Both schemes of early retirement from farming are governed by EU regulations and my Department must implement the schemes in accordance with the provisions of those regulations.

It is a requirement of the schemes of early retirement that participants, whether they join the scheme because of ill health or for other reasons, must never return to farming. If a retired farmer wanted to return to farming, he or she would have to repay the full value of the pension payments received under the scheme of early retirement.

As regards entitlements under the single payment scheme, farmers who joined the 1994 early retirement scheme, which closed to new applications in December 1999, did not farm during the reference period and cannot establish entitlements under the scheme. Where they transferred their holdings by lease, it was the transferees who were actively farming during the reference years and it is they who will have entitlements established for them. Entitlements are attached to the farmer who was actively farming during the reference period, not to the land.
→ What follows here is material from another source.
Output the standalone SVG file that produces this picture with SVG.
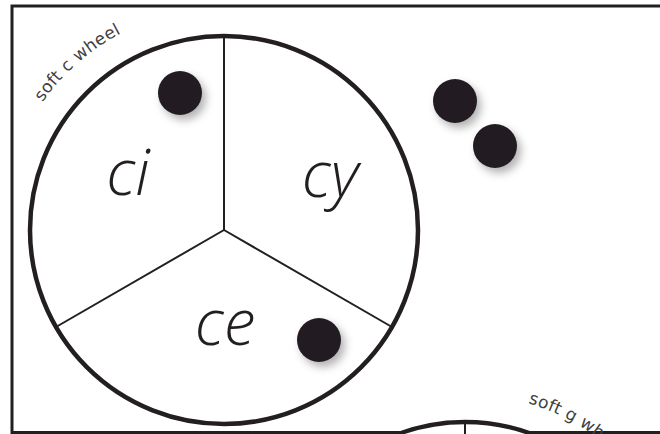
<svg xmlns="http://www.w3.org/2000/svg" width="660" height="434" viewBox="0 0 660 434">
<style>
.rim{fill:#fff;stroke:#231f20;stroke-width:4.5}
.spoke{stroke:#231f20;stroke-width:2;fill:none}
.big{font-family:"Open Sans","DejaVu Sans",sans-serif;font-weight:300;font-style:italic;font-size:64px;fill:#231f20;text-anchor:middle}
.lbl{font-family:"DejaVu Sans",sans-serif;font-size:17px;fill:#414042;letter-spacing:0.3px}
.dot{fill:#231f20;filter:url(#sh)}
</style>
<defs>
<filter id="sh" x="-60%" y="-60%" width="220%" height="220%">
<feDropShadow dx="4" dy="5" stdDeviation="4" flood-color="#000" flood-opacity="0.3"/>
</filter>
<path id="arcC" d="M 31.7 119 A 222 222 0 0 1 185.5 11.4"/>
<path id="arcG" d="M 465 394 A 222 222 0 0 1 687 616"/>
</defs>
<rect x="0" y="0" width="660" height="434" fill="#fff"/>
<rect x="12" y="6" width="700" height="426.5" fill="none" stroke="#231f20" stroke-width="3"/>
<g id="wheel-g">
<circle class="rim" cx="465" cy="616" r="194"/>
<line class="spoke" x1="465" y1="616" x2="465" y2="422"/>
<text class="lbl"><textPath href="#arcG" startOffset="64">soft g wheel</textPath></text>
</g>
<g id="wheel-c">
<circle class="rim" cx="224" cy="230" r="194"/>
<g id="spokes">
<line class="spoke" x1="224" y1="230" x2="224" y2="36"/>
<line class="spoke" x1="224" y1="230" x2="56" y2="327"/>
<line class="spoke" x1="224" y1="230" x2="392" y2="327"/>
</g>
<text class="lbl"><textPath href="#arcC" startOffset="20">soft c wheel</textPath></text>
<text class="big" x="128" y="195">ci</text>
<text class="big" x="330" y="197">cy</text>
<text class="big" x="225" y="345">ce</text>
</g>
<g id="dots">
<circle class="dot" cx="180" cy="93" r="22"/>
<circle class="dot" cx="319" cy="340" r="22"/>
<circle class="dot" cx="455" cy="101" r="22"/>
<circle class="dot" cx="495" cy="146" r="22"/>
</g>
</svg>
If the land was leased to a family member during the reference period, that family member will activate the entitlements in the same way as someone who is not a family member.

During the course of negotiations with the European Commission on the single payment scheme, Ireland secured agreement to an arrangement that will benefit family members or others who now take over holdings that were farmed by third parties who had leased them during the reference period. Farmers who take over such holdings, by transfer free of charge or by a lease of five or more years at a nominal amount, may apply to the national reserve for payment entitlements under the single payment scheme.

Participants in the current early retirement scheme launched in November 2000 who farmed during part or all of the reference period, will have entitlements in their own right and can, before 15 May 2005, use — subject to the agreement of both parties — the private contract clause to lease these entitlements to the young farmer who holds the lease of their land under the early retirement scheme. In such circumstances, the retired farmer must establish the entitlements in 2005 on a special form provided by the Department. The qualifying young farmer may or may not have entitlements and land in his or her own right.

The Department implements the schemes in accordance with the governing EU regulations and payment of pensions will be made to participants provided they continue to meet the conditions of the schemes. If individual retired farmers have difficulty, for example, in renewing leases or finding a replacement eligible farmer to take their land, and can provide proof of this, my Department will consider sympathetically any request for an extension of the four months that are allowed to them to complete these transactions.